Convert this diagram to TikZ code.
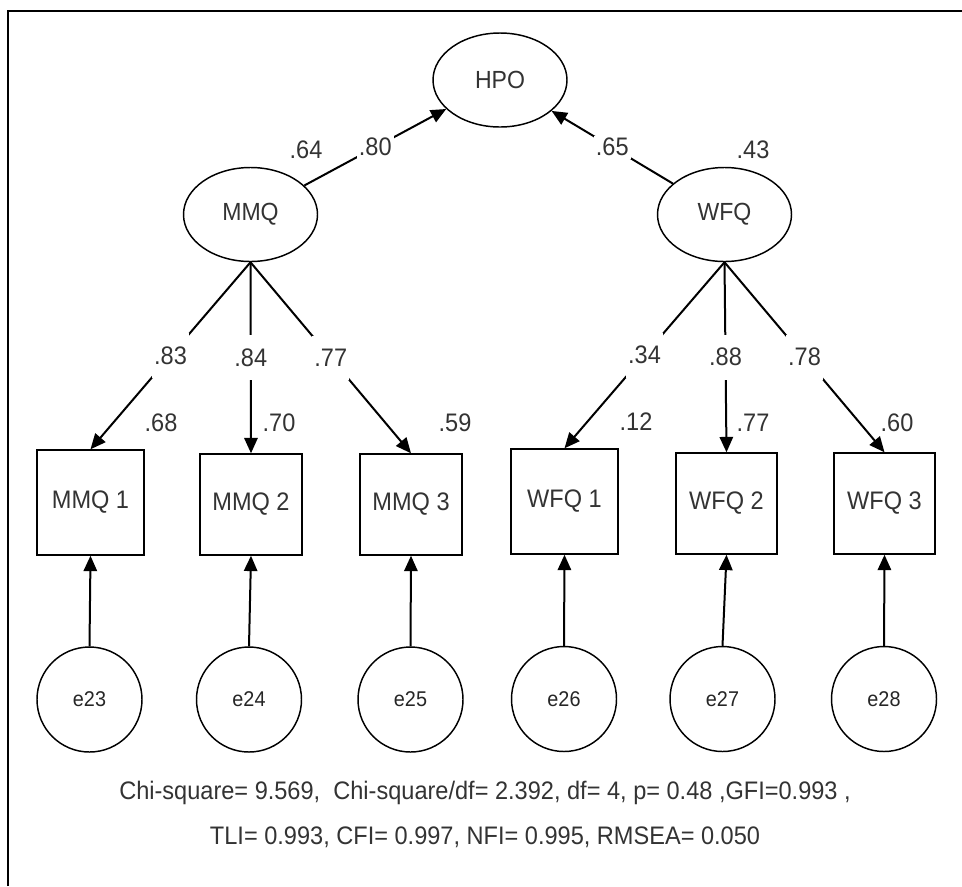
\documentclass[tikz,border=0pt]{standalone}
\usepackage{fontspec}
\setmainfont{Liberation Sans}[FakeStretch=0.93]
\usetikzlibrary{shapes.geometric,arrows.meta}
\definecolor{txt}{HTML}{333333}
\begin{document}
\begin{tikzpicture}[x=0.75pt,y=-0.75pt,
  latent/.style={ellipse, draw, line width=1.1pt, minimum width=100.5pt,
    minimum height=70.5pt, inner sep=0pt, text=txt,
    font=\fontsize{18.6pt}{21pt}\selectfont},
  indic/.style={rectangle, draw, line width=1.1pt, inner sep=0pt, text=txt,
    font=\fontsize{19pt}{21pt}\selectfont},
  errc/.style={circle, draw, line width=1.1pt, minimum size=78.75pt,
    inner sep=0pt, text=black!85, font=\fontsize{16pt}{18pt}\selectfont},
  effect/.style={line width=1.5pt, -{Triangle[length=11.5pt,width=10pt]}},
  coef/.style={fill=white, inner xsep=1.5pt, inner ysep=10pt, text=txt,
    font=\fontsize{19pt}{21pt}\selectfont},
  rsq/.style={inner sep=0pt, text=txt, font=\fontsize{19pt}{21pt}\selectfont},
  stats/.style={inner sep=0pt, text=txt, font=\fontsize{19pt}{21pt}\selectfont}]

\useasboundingbox (0,0) rectangle (962,886);

% open frame: left and top edges only
\draw[line width=1.6pt] (8,886) -- (8,11) -- (962,11);

% latent factors
\node[latent] (HPO) at (500,80) {HPO};
\node[latent] (MMQ) at (250.5,214.5) {MMQ};
\node[latent] (WFQ) at (724.5,214.5) {WFQ};

% observed indicators
\node[indic, minimum width=80.25pt, minimum height=78.75pt] (MMQ1) at (90.5,502.5) {MMQ 1};
\node[indic, minimum width=76.5pt, minimum height=75.75pt] (MMQ2) at (251,504.5) {MMQ 2};
\node[indic, minimum width=76.5pt, minimum height=75.75pt] (MMQ3) at (411,504.5) {MMQ 3};
\node[indic, minimum width=80.25pt, minimum height=78.75pt] (WFQ1) at (564.5,501.5) {WFQ 1};
\node[indic, minimum width=75.75pt, minimum height=75.75pt] (WFQ2) at (726.5,503.5) {WFQ 2};
\node[indic, minimum width=75.75pt, minimum height=75.75pt] (WFQ3) at (884.5,503.5) {WFQ 3};

% error terms
\node[errc] (e23) at (89.5,699.5) {e23};
\node[errc] (e24) at (249,699.5) {e24};
\node[errc] (e25) at (410.5,699.5) {e25};
\node[errc] (e26) at (564,699) {e26};
\node[errc] (e27) at (722.5,699) {e27};
\node[errc] (e28) at (884,699) {e28};

% second-order paths
\draw[effect] (MMQ) -- node[coef, inner ysep=2pt] {.80} (HPO);
\draw[effect] (WFQ) -- node[coef, inner ysep=2pt] {.65} (HPO);

% factor loadings
\draw[effect] (MMQ.south) -- node[coef] {.83} (MMQ1.north);
\draw[effect] (MMQ.south) -- node[coef] {.84} (MMQ2.north);
\draw[effect] (MMQ.south) -- node[coef] {.77} (MMQ3.north);
\draw[effect] (WFQ.south) -- node[coef] {.34} (WFQ1.north);
\draw[effect] (WFQ.south) -- node[coef] {.88} (WFQ2.north);
\draw[effect] (WFQ.south) -- node[coef] {.78} (WFQ3.north);

% error paths
\draw[effect] (e23.north) -- (MMQ1.south);
\draw[effect] (e24.north) -- (MMQ2.south);
\draw[effect] (e25.north) -- (MMQ3.south);
\draw[effect] (e26.north) -- (WFQ1.south);
\draw[effect] (e27.north) -- (WFQ2.south);
\draw[effect] (e28.north) -- (WFQ3.south);

% squared multiple correlations
\node[rsq] (rMMQ) at (306,150) {.64};
\node[rsq] (rWFQ) at (753,150) {.43};
\node[rsq] (r1) at (161,423) {.68};
\node[rsq] (r2) at (279,423) {.70};
\node[rsq] (r3) at (455,423) {.59};
\node[rsq] (r4) at (636,422) {.12};
\node[rsq] (r5) at (753,423) {.77};
\node[rsq] (r6) at (897,423) {.60};

% fit indices
\node[stats] (fit1) at (485,793) {Chi-square= 9.569,\ \ Chi-square/df= 2.392, df= 4, p= 0.48 ,GFI=0.993 ,};
\node[stats] (fit2) at (485,837) {TLI= 0.993, CFI= 0.997, NFI= 0.995, RMSEA= 0.050};
\end{tikzpicture}
\end{document}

# Problem to work on
Copy the material above exactly and drop the pictures.

# Worked solution
Convert this diagram to TikZ code.
\documentclass[tikz,border=0pt]{standalone}
\usepackage{fontspec}
\setmainfont{Liberation Sans}[FakeStretch=0.93]
\usetikzlibrary{shapes.geometric,arrows.meta}
\definecolor{txt}{HTML}{333333}
\begin{document}
\begin{tikzpicture}[x=0.75pt,y=-0.75pt,
  latent/.style={ellipse, draw, line width=1.1pt, minimum width=100.5pt,
    minimum height=70.5pt, inner sep=0pt, text=txt,
    font=\fontsize{18.6pt}{21pt}\selectfont},
  indic/.style={rectangle, draw, line width=1.1pt, inner sep=0pt, text=txt,
    font=\fontsize{19pt}{21pt}\selectfont},
  errc/.style={circle, draw, line width=1.1pt, minimum size=78.75pt,
    inner sep=0pt, text=black!85, font=\fontsize{16pt}{18pt}\selectfont},
  effect/.style={line width=1.5pt, -{Triangle[length=11.5pt,width=10pt]}},
  coef/.style={fill=white, inner xsep=1.5pt, inner ysep=10pt, text=txt,
    font=\fontsize{19pt}{21pt}\selectfont},
  rsq/.style={inner sep=0pt, text=txt, font=\fontsize{19pt}{21pt}\selectfont},
  stats/.style={inner sep=0pt, text=txt, font=\fontsize{19pt}{21pt}\selectfont}]

\useasboundingbox (0,0) rectangle (962,886);

% open frame: left and top edges only
\draw[line width=1.6pt] (8,886) -- (8,11) -- (962,11);

% latent factors
\node[latent] (HPO) at (500,80) {HPO};
\node[latent] (MMQ) at (250.5,214.5) {MMQ};
\node[latent] (WFQ) at (724.5,214.5) {WFQ};

% observed indicators
\node[indic, minimum width=80.25pt, minimum height=78.75pt] (MMQ1) at (90.5,502.5) {MMQ 1};
\node[indic, minimum width=76.5pt, minimum height=75.75pt] (MMQ2) at (251,504.5) {MMQ 2};
\node[indic, minimum width=76.5pt, minimum height=75.75pt] (MMQ3) at (411,504.5) {MMQ 3};
\node[indic, minimum width=80.25pt, minimum height=78.75pt] (WFQ1) at (564.5,501.5) {WFQ 1};
\node[indic, minimum width=75.75pt, minimum height=75.75pt] (WFQ2) at (726.5,503.5) {WFQ 2};
\node[indic, minimum width=75.75pt, minimum height=75.75pt] (WFQ3) at (884.5,503.5) {WFQ 3};

% error terms
\node[errc] (e23) at (89.5,699.5) {e23};
\node[errc] (e24) at (249,699.5) {e24};
\node[errc] (e25) at (410.5,699.5) {e25};
\node[errc] (e26) at (564,699) {e26};
\node[errc] (e27) at (722.5,699) {e27};
\node[errc] (e28) at (884,699) {e28};

% second-order paths
\draw[effect] (MMQ) -- node[coef, inner ysep=2pt] {.80} (HPO);
\draw[effect] (WFQ) -- node[coef, inner ysep=2pt] {.65} (HPO);

% factor loadings
\draw[effect] (MMQ.south) -- node[coef] {.83} (MMQ1.north);
\draw[effect] (MMQ.south) -- node[coef] {.84} (MMQ2.north);
\draw[effect] (MMQ.south) -- node[coef] {.77} (MMQ3.north);
\draw[effect] (WFQ.south) -- node[coef] {.34} (WFQ1.north);
\draw[effect] (WFQ.south) -- node[coef] {.88} (WFQ2.north);
\draw[effect] (WFQ.south) -- node[coef] {.78} (WFQ3.north);

% error paths
\draw[effect] (e23.north) -- (MMQ1.south);
\draw[effect] (e24.north) -- (MMQ2.south);
\draw[effect] (e25.north) -- (MMQ3.south);
\draw[effect] (e26.north) -- (WFQ1.south);
\draw[effect] (e27.north) -- (WFQ2.south);
\draw[effect] (e28.north) -- (WFQ3.south);

% squared multiple correlations
\node[rsq] (rMMQ) at (306,150) {.64};
\node[rsq] (rWFQ) at (753,150) {.43};
\node[rsq] (r1) at (161,423) {.68};
\node[rsq] (r2) at (279,423) {.70};
\node[rsq] (r3) at (455,423) {.59};
\node[rsq] (r4) at (636,422) {.12};
\node[rsq] (r5) at (753,423) {.77};
\node[rsq] (r6) at (897,423) {.60};

% fit indices
\node[stats] (fit1) at (485,793) {Chi-square= 9.569,\ \ Chi-square/df= 2.392, df= 4, p= 0.48 ,GFI=0.993 ,};
\node[stats] (fit2) at (485,837) {TLI= 0.993, CFI= 0.997, NFI= 0.995, RMSEA= 0.050};
\end{tikzpicture}
\end{document}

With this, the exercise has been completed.